Retype everything from the line that contains "Clone this chart in Apache ECharts." down to the line that contains "1.03, 0.8, 0.6];", inclusive, without altering or adding anything.

____ INPUT DATA

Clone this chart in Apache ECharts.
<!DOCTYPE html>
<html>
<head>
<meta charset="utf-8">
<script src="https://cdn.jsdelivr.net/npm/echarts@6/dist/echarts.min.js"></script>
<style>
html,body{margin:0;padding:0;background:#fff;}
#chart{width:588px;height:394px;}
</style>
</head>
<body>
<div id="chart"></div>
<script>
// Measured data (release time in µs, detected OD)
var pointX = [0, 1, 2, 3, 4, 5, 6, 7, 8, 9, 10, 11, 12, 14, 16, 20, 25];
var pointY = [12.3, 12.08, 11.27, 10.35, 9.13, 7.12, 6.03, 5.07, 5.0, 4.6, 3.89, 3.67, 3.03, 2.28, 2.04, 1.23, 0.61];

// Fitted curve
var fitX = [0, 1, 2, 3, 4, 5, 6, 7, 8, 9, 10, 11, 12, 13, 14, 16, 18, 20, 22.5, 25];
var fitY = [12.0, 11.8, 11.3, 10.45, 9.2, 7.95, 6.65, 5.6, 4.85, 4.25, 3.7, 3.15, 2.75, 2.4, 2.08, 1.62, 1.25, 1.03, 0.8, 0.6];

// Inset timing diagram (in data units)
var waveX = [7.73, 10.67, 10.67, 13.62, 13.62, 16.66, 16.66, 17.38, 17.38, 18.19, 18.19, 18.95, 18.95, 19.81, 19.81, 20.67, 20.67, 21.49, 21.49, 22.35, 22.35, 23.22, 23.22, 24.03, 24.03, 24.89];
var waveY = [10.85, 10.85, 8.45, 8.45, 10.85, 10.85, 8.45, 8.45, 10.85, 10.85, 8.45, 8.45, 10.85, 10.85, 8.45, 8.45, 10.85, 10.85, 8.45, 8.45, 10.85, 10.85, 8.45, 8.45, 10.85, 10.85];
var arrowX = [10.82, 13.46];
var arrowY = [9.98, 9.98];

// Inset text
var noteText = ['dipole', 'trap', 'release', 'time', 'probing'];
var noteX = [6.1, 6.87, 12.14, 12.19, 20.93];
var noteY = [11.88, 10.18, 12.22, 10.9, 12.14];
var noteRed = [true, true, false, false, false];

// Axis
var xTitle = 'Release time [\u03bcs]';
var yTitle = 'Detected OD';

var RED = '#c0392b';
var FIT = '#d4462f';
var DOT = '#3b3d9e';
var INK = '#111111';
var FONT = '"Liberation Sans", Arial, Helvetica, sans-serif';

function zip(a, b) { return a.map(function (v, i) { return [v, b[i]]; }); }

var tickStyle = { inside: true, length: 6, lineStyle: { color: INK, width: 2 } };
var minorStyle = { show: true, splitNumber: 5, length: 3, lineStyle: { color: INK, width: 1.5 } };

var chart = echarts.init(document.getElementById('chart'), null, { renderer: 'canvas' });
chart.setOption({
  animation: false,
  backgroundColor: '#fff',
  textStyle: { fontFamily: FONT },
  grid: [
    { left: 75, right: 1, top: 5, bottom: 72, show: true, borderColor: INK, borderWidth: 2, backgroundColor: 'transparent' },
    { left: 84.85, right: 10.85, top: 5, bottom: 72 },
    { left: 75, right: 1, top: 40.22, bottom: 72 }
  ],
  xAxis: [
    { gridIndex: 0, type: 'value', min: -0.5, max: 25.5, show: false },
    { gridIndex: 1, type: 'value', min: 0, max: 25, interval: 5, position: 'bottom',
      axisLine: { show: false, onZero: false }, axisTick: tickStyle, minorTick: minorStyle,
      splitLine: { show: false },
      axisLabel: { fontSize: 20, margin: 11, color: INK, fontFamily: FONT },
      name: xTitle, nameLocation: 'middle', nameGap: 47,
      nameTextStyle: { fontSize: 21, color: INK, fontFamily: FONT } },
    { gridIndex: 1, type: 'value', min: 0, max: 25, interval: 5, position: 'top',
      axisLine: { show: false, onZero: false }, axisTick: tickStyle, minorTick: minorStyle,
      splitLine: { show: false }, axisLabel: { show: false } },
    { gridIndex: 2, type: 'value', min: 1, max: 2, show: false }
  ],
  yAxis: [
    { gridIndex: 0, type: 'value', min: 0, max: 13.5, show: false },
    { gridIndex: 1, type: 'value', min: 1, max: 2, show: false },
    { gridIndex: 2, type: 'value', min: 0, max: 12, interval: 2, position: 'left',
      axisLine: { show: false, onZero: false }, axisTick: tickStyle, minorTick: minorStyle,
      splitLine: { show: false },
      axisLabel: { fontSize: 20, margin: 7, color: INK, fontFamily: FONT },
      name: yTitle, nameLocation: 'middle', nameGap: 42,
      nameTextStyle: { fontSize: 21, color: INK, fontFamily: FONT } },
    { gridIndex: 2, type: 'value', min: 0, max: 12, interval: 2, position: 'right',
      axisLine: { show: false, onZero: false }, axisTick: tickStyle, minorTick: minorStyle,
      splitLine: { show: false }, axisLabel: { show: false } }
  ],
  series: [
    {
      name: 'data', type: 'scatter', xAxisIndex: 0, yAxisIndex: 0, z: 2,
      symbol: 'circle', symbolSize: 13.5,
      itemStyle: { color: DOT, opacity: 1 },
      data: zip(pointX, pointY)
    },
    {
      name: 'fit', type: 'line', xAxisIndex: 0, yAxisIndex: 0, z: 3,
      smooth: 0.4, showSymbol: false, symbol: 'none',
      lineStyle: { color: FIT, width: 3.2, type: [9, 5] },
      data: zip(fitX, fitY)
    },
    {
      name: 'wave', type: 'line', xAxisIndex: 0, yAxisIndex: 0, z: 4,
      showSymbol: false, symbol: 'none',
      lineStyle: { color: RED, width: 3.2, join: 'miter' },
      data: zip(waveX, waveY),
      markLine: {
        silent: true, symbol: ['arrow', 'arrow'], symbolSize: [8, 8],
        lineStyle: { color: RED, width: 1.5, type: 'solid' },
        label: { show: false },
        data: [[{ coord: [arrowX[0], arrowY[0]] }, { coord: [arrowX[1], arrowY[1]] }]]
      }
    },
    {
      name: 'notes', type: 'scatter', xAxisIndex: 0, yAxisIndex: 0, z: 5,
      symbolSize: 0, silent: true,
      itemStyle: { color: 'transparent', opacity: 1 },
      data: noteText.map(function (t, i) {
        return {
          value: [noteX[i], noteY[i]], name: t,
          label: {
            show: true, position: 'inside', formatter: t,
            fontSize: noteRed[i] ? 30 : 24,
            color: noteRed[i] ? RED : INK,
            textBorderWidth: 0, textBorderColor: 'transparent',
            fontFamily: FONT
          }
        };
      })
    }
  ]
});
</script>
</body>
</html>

________
____ INPUT DATA

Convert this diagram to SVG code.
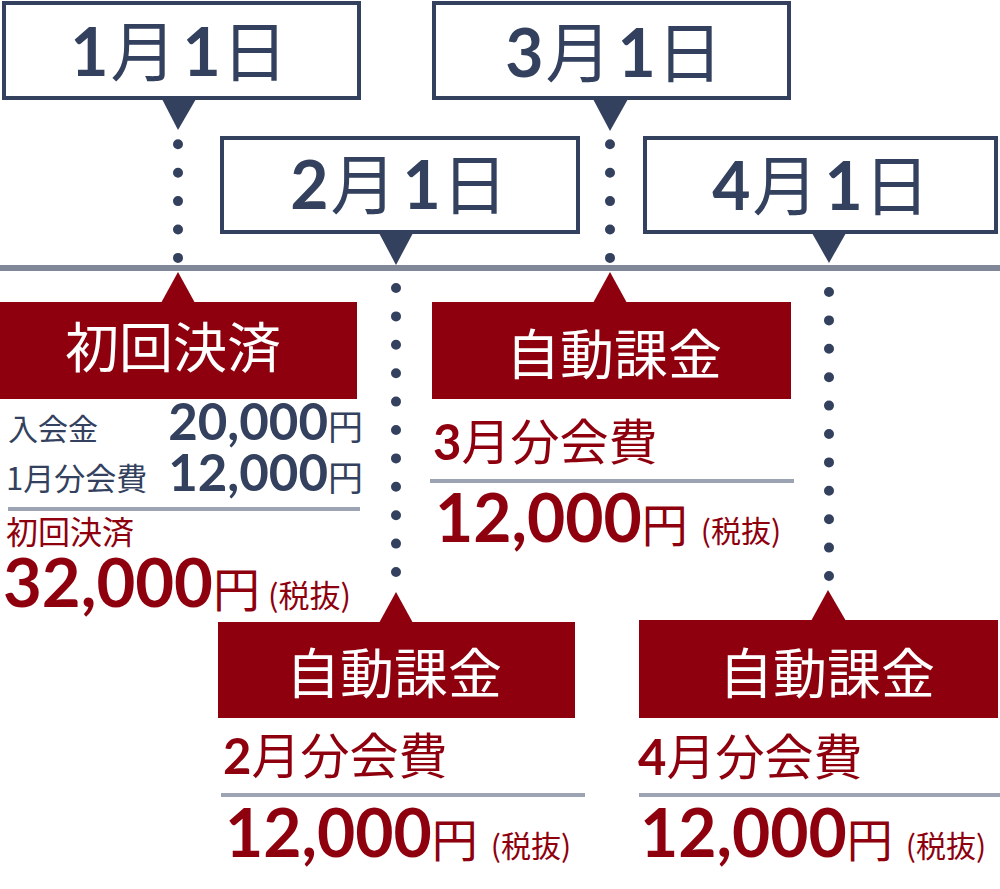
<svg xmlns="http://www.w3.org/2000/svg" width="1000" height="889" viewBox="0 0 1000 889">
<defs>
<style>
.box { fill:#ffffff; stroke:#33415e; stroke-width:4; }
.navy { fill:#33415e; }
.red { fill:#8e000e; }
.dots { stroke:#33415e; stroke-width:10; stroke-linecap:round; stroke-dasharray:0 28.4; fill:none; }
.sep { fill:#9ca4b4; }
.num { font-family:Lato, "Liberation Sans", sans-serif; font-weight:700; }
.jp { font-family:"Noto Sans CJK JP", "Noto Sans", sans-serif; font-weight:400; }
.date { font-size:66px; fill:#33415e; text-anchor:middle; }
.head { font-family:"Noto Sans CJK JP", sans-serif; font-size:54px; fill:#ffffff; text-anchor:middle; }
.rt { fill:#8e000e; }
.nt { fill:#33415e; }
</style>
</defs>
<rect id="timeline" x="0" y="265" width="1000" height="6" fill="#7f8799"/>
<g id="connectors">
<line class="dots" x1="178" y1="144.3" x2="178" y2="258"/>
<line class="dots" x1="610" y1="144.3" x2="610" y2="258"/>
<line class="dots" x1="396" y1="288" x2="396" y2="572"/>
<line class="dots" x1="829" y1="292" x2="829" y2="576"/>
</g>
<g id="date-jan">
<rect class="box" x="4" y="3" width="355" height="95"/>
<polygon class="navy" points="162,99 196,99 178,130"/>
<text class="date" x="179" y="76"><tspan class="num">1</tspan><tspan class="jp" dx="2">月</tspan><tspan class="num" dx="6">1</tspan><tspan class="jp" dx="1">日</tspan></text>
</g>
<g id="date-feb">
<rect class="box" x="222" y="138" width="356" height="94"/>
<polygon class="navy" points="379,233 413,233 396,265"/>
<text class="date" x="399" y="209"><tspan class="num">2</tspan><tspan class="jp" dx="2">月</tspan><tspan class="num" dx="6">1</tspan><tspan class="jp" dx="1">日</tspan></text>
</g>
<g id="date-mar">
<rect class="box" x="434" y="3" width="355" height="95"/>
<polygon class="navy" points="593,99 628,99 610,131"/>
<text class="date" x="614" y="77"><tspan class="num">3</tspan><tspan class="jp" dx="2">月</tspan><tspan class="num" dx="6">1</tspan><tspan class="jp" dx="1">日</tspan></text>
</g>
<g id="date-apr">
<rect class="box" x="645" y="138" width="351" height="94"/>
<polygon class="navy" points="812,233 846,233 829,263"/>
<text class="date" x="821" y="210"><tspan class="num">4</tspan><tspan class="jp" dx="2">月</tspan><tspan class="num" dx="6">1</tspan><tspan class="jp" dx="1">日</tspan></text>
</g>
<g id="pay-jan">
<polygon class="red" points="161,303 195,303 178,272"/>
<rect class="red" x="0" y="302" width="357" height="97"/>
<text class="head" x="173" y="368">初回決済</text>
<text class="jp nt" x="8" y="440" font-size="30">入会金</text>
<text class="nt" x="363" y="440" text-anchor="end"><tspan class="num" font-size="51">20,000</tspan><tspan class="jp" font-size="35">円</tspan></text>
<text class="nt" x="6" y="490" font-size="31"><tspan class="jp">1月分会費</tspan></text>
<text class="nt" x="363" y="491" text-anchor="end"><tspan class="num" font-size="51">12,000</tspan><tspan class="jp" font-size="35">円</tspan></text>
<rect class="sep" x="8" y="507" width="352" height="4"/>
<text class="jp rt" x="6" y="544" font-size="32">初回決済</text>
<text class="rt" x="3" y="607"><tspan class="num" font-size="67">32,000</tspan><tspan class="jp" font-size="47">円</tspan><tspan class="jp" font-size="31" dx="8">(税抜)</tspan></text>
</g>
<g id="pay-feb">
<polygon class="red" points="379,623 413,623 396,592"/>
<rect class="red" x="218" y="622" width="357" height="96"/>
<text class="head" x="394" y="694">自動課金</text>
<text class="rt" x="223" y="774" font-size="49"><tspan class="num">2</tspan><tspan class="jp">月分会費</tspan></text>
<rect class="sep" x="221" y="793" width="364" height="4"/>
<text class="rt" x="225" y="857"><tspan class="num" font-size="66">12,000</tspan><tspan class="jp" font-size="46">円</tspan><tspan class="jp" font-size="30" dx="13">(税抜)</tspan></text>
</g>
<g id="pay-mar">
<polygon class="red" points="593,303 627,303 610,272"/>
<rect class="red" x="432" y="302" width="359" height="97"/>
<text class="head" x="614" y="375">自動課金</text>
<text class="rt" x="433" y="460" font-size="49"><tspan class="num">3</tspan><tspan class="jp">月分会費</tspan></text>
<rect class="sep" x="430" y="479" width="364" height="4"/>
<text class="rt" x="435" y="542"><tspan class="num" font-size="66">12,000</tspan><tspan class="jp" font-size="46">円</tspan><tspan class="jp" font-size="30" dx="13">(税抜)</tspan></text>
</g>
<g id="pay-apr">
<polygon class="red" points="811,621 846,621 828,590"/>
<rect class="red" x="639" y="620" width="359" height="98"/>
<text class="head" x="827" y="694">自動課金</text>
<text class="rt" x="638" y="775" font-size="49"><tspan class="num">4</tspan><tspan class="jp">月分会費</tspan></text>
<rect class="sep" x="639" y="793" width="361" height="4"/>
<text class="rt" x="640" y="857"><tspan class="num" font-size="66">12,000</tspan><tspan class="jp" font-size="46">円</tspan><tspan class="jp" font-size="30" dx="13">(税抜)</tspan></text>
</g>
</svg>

________

# COMPLETE RESPONSE
Clone this chart in Apache ECharts.
<!DOCTYPE html>
<html>
<head>
<meta charset="utf-8">
<script src="https://cdn.jsdelivr.net/npm/echarts@6/dist/echarts.min.js"></script>
<style>
html,body{margin:0;padding:0;background:#fff;}
#chart{width:588px;height:394px;}
</style>
</head>
<body>
<div id="chart"></div>
<script>
// Measured data (release time in µs, detected OD)
var pointX = [0, 1, 2, 3, 4, 5, 6, 7, 8, 9, 10, 11, 12, 14, 16, 20, 25];
var pointY = [12.3, 12.08, 11.27, 10.35, 9.13, 7.12, 6.03, 5.07, 5.0, 4.6, 3.89, 3.67, 3.03, 2.28, 2.04, 1.23, 0.61];

// Fitted curve
var fitX = [0, 1, 2, 3, 4, 5, 6, 7, 8, 9, 10, 11, 12, 13, 14, 16, 18, 20, 22.5, 25];
var fitY = [12.0, 11.8, 11.3, 10.45, 9.2, 7.95, 6.65, 5.6, 4.85, 4.25, 3.7, 3.15, 2.75, 2.4, 2.08, 1.62, 1.25, 1.03, 0.8, 0.6];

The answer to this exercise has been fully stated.